AIM OF THE EXERCISE: Without changing a character, return the entries, but not the images they hold.

Entries with chart source code:

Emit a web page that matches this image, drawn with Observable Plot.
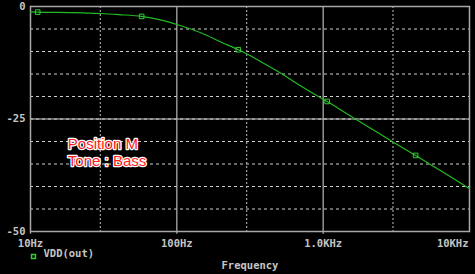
<!DOCTYPE html>
<html>
<head>
<meta charset="utf-8">
<script src="https://cdn.jsdelivr.net/npm/d3@7"></script>
<script src="https://cdn.jsdelivr.net/npm/@observablehq/plot@0.6"></script>
<style>
  html, body { margin: 0; padding: 0; background: #000; }
  #chart svg { display: block; }
</style>
</head>
<body>
<div id="chart"></div>
<script>
// Frequency response VDB(out)
const freqHz = [10, 11.2, 20, 30, 40, 57.5, 80, 100, 150, 200, 263, 300, 400, 500, 700, 1000, 1065, 1500, 2000, 3000, 4285, 6000, 8000, 10000];
const vdb    = [-1.2, -1.25, -1.35, -1.55, -1.8, -2.2, -3.1, -4.0, -6.0, -7.9, -9.6, -10.5, -12.8, -14.6, -17.6, -20.6, -21.1, -24.1, -26.6, -30.1, -33.1, -36.0, -38.5, -40.5];
const markerHz = [11.2, 57.5, 263, 1065, 4285];
const markerDb = [-1.25, -2.2, -9.6, -21.1, -33.1];

const xTicks = [10, 100, 1000, 10000];
const xTickLabels = ["10Hz", "100Hz", "1.0KHz", "10KHz"];
const xDecadeLines = [100, 1000];
const xMidLines = [30, 300, 3000];
const yTicks = [0, -25, -50];
const yTickLabels = ["0", "-25", "-50"];
const yDashed = [-5, -10, -15, -20, -30, -35, -40, -45];

const annotation = [{f: 18.0, db: -32.4, text: "Position M\nTone : Bass"}];

const curve = freqHz.map((f, i) => ({f, db: vdb[i]}));
const markers = markerHz.map((f, i) => ({f, db: markerDb[i]}));
const xt = xTicks.map((f, i) => ({f, label: xTickLabels[i]}));
const yt = yTicks.map((v, i) => ({v, label: yTickLabels[i]}));

const mono = "'DejaVu Sans Mono', monospace";
const gray = "#c4c4c4";
const tickFont = {fill: gray, fontFamily: mono, fontWeight: "bold", fontSize: 10.5};

const chart = Plot.plot({
  width: 475,
  height: 274,
  marginLeft: 30,
  marginRight: 6,
  marginTop: 6,
  marginBottom: 43,
  style: {background: "#000", color: gray},
  x: {type: "log", domain: [10, 10000], axis: null},
  y: {domain: [-50, 0], axis: null},
  marks: [
    Plot.ruleY(yDashed, {stroke: "#d0d0d0", strokeDasharray: "3,3", strokeWidth: 1}),
    Plot.ruleY([-25], {stroke: "#8a8a8a", strokeWidth: 1.5}),
    Plot.ruleY([-25], {stroke: "#d0d0d0", strokeDasharray: "3,3", strokeWidth: 1}),
    Plot.ruleX(xMidLines, {stroke: "#a0a0a0", strokeDasharray: "2,2", strokeWidth: 1.2}),
    Plot.ruleX(xDecadeLines, {stroke: "#b8b8b8", strokeWidth: 1.2}),
    Plot.ruleX(xTicks.slice(0, 3), {y1: -50, y2: -50.6, stroke: "#b8b8b8", strokeWidth: 1.2}),
    Plot.frame({stroke: "#a8a8a8", strokeWidth: 1.5}),
    Plot.line(curve, {x: "f", y: "db", stroke: "#22bb22", strokeWidth: 1.2, curve: "monotone-x"}),
    Plot.dot(markers, {x: "f", y: "db", symbol: "square", r: 2.6, stroke: "#33cc33", fill: "none", strokeWidth: 1}),
    Plot.text(yt, {x: 10, y: "v", text: "label", dx: -5, textAnchor: "end", ...tickFont}),
    Plot.text(xt.filter(d => d.f < 10000), {x: "f", y: -50, text: "label", dy: 12, textAnchor: "middle", ...tickFont}),
    Plot.text(xt.filter(d => d.f === 10000), {x: "f", y: -50, text: "label", dy: 12, dx: -1, textAnchor: "end", ...tickFont}),
    Plot.text(["Frequency"], {frameAnchor: "bottom", dy: 37, ...tickFont}),
    Plot.text(["VDD(out)"], {frameAnchor: "bottom-left", dx: 13, dy: 25, textAnchor: "start", ...tickFont}),
    Plot.dot(["VDD(out)"], {frameAnchor: "bottom-left", dx: 3, dy: 25, symbol: "square", r: 2.2, stroke: "#33cc33", fill: "none"}),
    Plot.text(annotation, {x: "f", y: "db", text: "text", textAnchor: "start", lineHeight: 1.15, fill: "#ff1a1a", stroke: "#ffffff", strokeWidth: 2.5,
      fontFamily: "'Liberation Sans', Arial, sans-serif", fontSize: 15})
  ]
});
document.getElementById("chart").append(chart);
</script>
</body>
</html>
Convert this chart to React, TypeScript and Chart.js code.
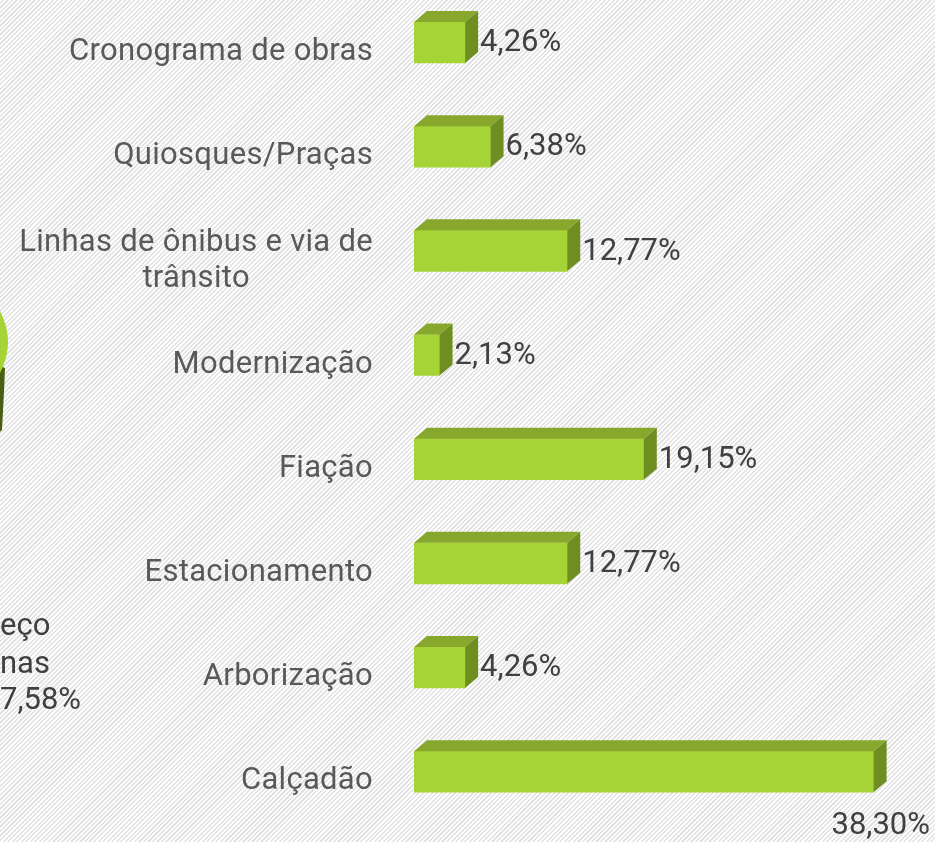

RESULT FOR THIS TASK:
Emit a web page that matches this image, drawn with Observable Plot.
<!DOCTYPE html>
<html>
<head>
<meta charset="utf-8">
<script src="https://cdn.jsdelivr.net/npm/d3@7"></script>
<script src="https://cdn.jsdelivr.net/npm/@observablehq/plot@0.6"></script>
<style>
  html, body { margin: 0; padding: 0; background: #000; }
  #chart svg { display: block; }
</style>
</head>
<body>
<div id="chart"></div>
<script>
// Frequency response VDB(out)
const freqHz = [10, 11.2, 20, 30, 40, 57.5, 80, 100, 150, 200, 263, 300, 400, 500, 700, 1000, 1065, 1500, 2000, 3000, 4285, 6000, 8000, 10000];
const vdb    = [-1.2, -1.25, -1.35, -1.55, -1.8, -2.2, -3.1, -4.0, -6.0, -7.9, -9.6, -10.5, -12.8, -14.6, -17.6, -20.6, -21.1, -24.1, -26.6, -30.1, -33.1, -36.0, -38.5, -40.5];
const markerHz = [11.2, 57.5, 263, 1065, 4285];
const markerDb = [-1.25, -2.2, -9.6, -21.1, -33.1];

const xTicks = [10, 100, 1000, 10000];
const xTickLabels = ["10Hz", "100Hz", "1.0KHz", "10KHz"];
const xDecadeLines = [100, 1000];
const xMidLines = [30, 300, 3000];
const yTicks = [0, -25, -50];
const yTickLabels = ["0", "-25", "-50"];
const yDashed = [-5, -10, -15, -20, -30, -35, -40, -45];

const annotation = [{f: 18.0, db: -32.4, text: "Position M\nTone : Bass"}];

const curve = freqHz.map((f, i) => ({f, db: vdb[i]}));
const markers = markerHz.map((f, i) => ({f, db: markerDb[i]}));
const xt = xTicks.map((f, i) => ({f, label: xTickLabels[i]}));
const yt = yTicks.map((v, i) => ({v, label: yTickLabels[i]}));

const mono = "'DejaVu Sans Mono', monospace";
const gray = "#c4c4c4";
const tickFont = {fill: gray, fontFamily: mono, fontWeight: "bold", fontSize: 10.5};

const chart = Plot.plot({
  width: 475,
  height: 274,
  marginLeft: 30,
  marginRight: 6,
  marginTop: 6,
  marginBottom: 43,
  style: {background: "#000", color: gray},
  x: {type: "log", domain: [10, 10000], axis: null},
  y: {domain: [-50, 0], axis: null},
  marks: [
    Plot.ruleY(yDashed, {stroke: "#d0d0d0", strokeDasharray: "3,3", strokeWidth: 1}),
    Plot.ruleY([-25], {stroke: "#8a8a8a", strokeWidth: 1.5}),
    Plot.ruleY([-25], {stroke: "#d0d0d0", strokeDasharray: "3,3", strokeWidth: 1}),
    Plot.ruleX(xMidLines, {stroke: "#a0a0a0", strokeDasharray: "2,2", strokeWidth: 1.2}),
    Plot.ruleX(xDecadeLines, {stroke: "#b8b8b8", strokeWidth: 1.2}),
    Plot.ruleX(xTicks.slice(0, 3), {y1: -50, y2: -50.6, stroke: "#b8b8b8", strokeWidth: 1.2}),
    Plot.frame({stroke: "#a8a8a8", strokeWidth: 1.5}),
    Plot.line(curve, {x: "f", y: "db", stroke: "#22bb22", strokeWidth: 1.2, curve: "monotone-x"}),
    Plot.dot(markers, {x: "f", y: "db", symbol: "square", r: 2.6, stroke: "#33cc33", fill: "none", strokeWidth: 1}),
    Plot.text(yt, {x: 10, y: "v", text: "label", dx: -5, textAnchor: "end", ...tickFont}),
    Plot.text(xt.filter(d => d.f < 10000), {x: "f", y: -50, text: "label", dy: 12, textAnchor: "middle", ...tickFont}),
    Plot.text(xt.filter(d => d.f === 10000), {x: "f", y: -50, text: "label", dy: 12, dx: -1, textAnchor: "end", ...tickFont}),
    Plot.text(["Frequency"], {frameAnchor: "bottom", dy: 37, ...tickFont}),
    Plot.text(["VDD(out)"], {frameAnchor: "bottom-left", dx: 13, dy: 25, textAnchor: "start", ...tickFont}),
    Plot.dot(["VDD(out)"], {frameAnchor: "bottom-left", dx: 3, dy: 25, symbol: "square", r: 2.2, stroke: "#33cc33", fill: "none"}),
    Plot.text(annotation, {x: "f", y: "db", text: "text", textAnchor: "start", lineHeight: 1.15, fill: "#ff1a1a", stroke: "#ffffff", strokeWidth: 2.5,
      fontFamily: "'Liberation Sans', Arial, sans-serif", fontSize: 15})
  ]
});
document.getElementById("chart").append(chart);
</script>
</body>
</html>
Convert this chart to React, TypeScript and Chart.js code.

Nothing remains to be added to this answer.